What about those who do want to change things?
Our generation has been convinced that the state is the main instrument for applying a political programme which meets the expectations and needs of civil society. But what can the state do today faced with the financial machine and the media machine? It has extremely limited room for manoeuvre. People who want to change things or do more in life than just earn money are developing a new way of conducting politics, this time without any mediation from the state. They have come to act politically by taking pragmatic ethical action, working to bring about real change in a small geographical area, at a specific time or in a limited field. Of course such an approach only brings about very small changes in comparison with all the changes that are necessary, but at least it’s effective. It’s a practical policy designed to bring immediate results. Successful examples of this approach include NGOs like Doctors of the World and the Jubilee 2000 movement, which has achieved substantial results in its campaign to alleviate the debt burden on the poorest countries.

Can such a piecemeal policy make a dent in this big issue?

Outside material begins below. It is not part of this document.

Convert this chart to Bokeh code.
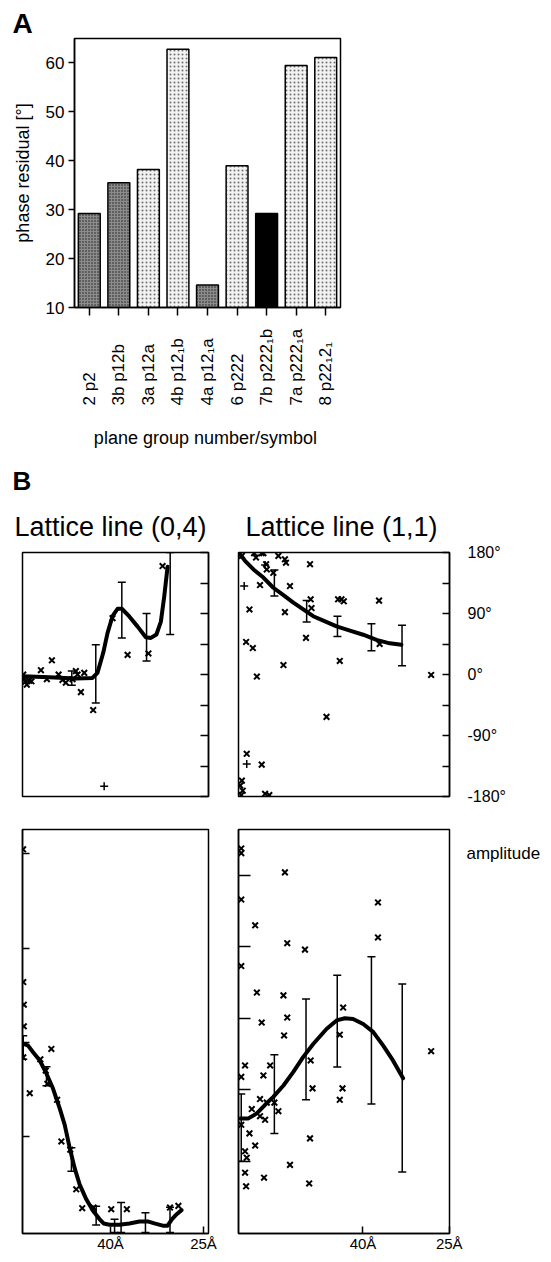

My bet is that all these piecemeal and isolated activities, which involve hundreds of thousands of people, will gradually come together to form networks. I hope the growth of networks will eventually include those which want to fight the harmful effects of other networks. That alongside the networks of money, technology and information, alternative but just as powerful (and so just as efficient) networks will develop and convey alternative values that will steadily build new global political strategies.
But some fundamental trends are emerging even before we reach this final stage. Look at the women’s movement. It managed to set off the biggest cultural revolution in human history without using traditional political means. However, the changes in cultural practices and codes, first inside women’s minds, were so far-reaching that they’ve now been incorporated into political systems, at least where those systems are dynamic and democratic.